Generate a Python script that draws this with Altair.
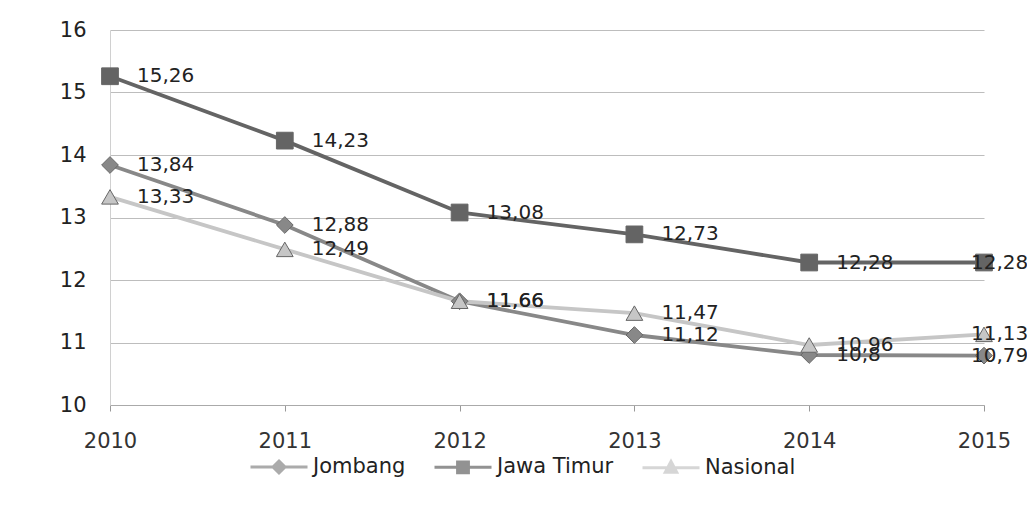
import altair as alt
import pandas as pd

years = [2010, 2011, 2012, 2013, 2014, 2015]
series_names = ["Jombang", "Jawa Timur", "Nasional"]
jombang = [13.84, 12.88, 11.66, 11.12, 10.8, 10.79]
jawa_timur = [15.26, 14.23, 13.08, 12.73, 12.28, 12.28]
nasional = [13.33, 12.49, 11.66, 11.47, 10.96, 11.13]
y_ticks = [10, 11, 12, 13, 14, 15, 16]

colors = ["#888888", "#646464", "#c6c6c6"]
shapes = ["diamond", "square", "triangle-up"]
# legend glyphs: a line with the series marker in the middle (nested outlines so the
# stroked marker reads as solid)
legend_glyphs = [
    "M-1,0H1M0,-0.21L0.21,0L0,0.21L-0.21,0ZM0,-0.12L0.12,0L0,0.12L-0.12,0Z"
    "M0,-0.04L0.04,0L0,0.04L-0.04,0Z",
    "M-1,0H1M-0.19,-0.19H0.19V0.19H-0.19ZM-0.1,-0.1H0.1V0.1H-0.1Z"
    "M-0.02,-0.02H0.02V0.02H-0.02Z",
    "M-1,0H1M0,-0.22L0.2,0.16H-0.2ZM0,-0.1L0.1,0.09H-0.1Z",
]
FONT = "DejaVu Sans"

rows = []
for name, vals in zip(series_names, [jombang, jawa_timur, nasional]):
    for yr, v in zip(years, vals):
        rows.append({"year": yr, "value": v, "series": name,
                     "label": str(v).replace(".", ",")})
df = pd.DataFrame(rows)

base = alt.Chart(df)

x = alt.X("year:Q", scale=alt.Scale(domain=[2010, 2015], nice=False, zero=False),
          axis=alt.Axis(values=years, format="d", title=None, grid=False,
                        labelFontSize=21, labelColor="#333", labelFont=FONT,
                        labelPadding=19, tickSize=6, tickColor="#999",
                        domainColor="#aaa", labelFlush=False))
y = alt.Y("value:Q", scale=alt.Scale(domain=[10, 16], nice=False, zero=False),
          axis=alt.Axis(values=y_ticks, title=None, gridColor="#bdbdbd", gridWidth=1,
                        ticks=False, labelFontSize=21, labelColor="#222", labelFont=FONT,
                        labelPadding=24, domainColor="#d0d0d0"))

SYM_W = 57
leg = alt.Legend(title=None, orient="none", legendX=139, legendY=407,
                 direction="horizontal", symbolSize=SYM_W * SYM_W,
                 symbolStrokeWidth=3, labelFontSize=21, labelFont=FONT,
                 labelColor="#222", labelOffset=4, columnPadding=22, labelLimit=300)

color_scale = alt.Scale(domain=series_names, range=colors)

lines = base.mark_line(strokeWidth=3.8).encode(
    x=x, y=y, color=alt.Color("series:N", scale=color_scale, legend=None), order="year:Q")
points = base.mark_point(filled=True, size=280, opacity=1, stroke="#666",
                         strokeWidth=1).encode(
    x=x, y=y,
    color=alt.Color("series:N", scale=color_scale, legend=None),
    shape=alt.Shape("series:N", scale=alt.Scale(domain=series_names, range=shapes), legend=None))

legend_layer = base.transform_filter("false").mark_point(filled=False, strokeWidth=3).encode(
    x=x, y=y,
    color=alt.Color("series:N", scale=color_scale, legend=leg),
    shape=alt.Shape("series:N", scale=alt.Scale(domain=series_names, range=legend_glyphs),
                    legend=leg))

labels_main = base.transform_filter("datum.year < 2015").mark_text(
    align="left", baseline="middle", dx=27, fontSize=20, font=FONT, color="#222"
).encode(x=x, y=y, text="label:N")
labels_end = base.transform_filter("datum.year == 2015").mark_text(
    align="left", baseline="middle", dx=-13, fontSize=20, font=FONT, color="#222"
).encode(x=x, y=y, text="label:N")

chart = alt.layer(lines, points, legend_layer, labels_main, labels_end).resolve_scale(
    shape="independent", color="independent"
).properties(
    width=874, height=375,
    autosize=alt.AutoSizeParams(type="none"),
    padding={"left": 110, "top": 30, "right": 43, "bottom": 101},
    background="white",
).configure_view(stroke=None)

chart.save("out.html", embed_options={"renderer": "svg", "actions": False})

*****

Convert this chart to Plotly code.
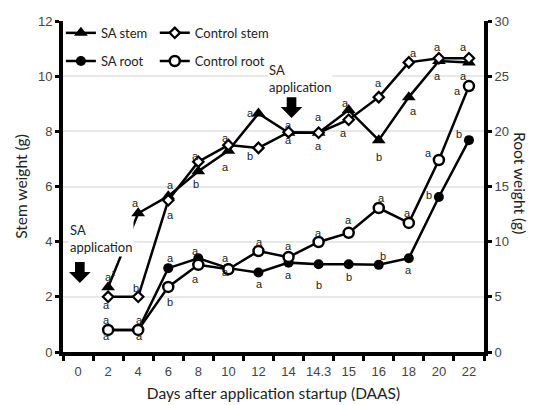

*****

▶ _What is needed_: Do not copy any pictures. Retype exactly the stretch from the line with "Generate a Python" through the line with "base = alt.Chart(df)".

▶ _Exercise response_:
Generate a Python script that draws this with Altair.
import altair as alt
import pandas as pd

years = [2010, 2011, 2012, 2013, 2014, 2015]
series_names = ["Jombang", "Jawa Timur", "Nasional"]
jombang = [13.84, 12.88, 11.66, 11.12, 10.8, 10.79]
jawa_timur = [15.26, 14.23, 13.08, 12.73, 12.28, 12.28]
nasional = [13.33, 12.49, 11.66, 11.47, 10.96, 11.13]
y_ticks = [10, 11, 12, 13, 14, 15, 16]

colors = ["#888888", "#646464", "#c6c6c6"]
shapes = ["diamond", "square", "triangle-up"]
# legend glyphs: a line with the series marker in the middle (nested outlines so the
# stroked marker reads as solid)
legend_glyphs = [
    "M-1,0H1M0,-0.21L0.21,0L0,0.21L-0.21,0ZM0,-0.12L0.12,0L0,0.12L-0.12,0Z"
    "M0,-0.04L0.04,0L0,0.04L-0.04,0Z",
    "M-1,0H1M-0.19,-0.19H0.19V0.19H-0.19ZM-0.1,-0.1H0.1V0.1H-0.1Z"
    "M-0.02,-0.02H0.02V0.02H-0.02Z",
    "M-1,0H1M0,-0.22L0.2,0.16H-0.2ZM0,-0.1L0.1,0.09H-0.1Z",
]
FONT = "DejaVu Sans"

rows = []
for name, vals in zip(series_names, [jombang, jawa_timur, nasional]):
    for yr, v in zip(years, vals):
        rows.append({"year": yr, "value": v, "series": name,
                     "label": str(v).replace(".", ",")})
df = pd.DataFrame(rows)

base = alt.Chart(df)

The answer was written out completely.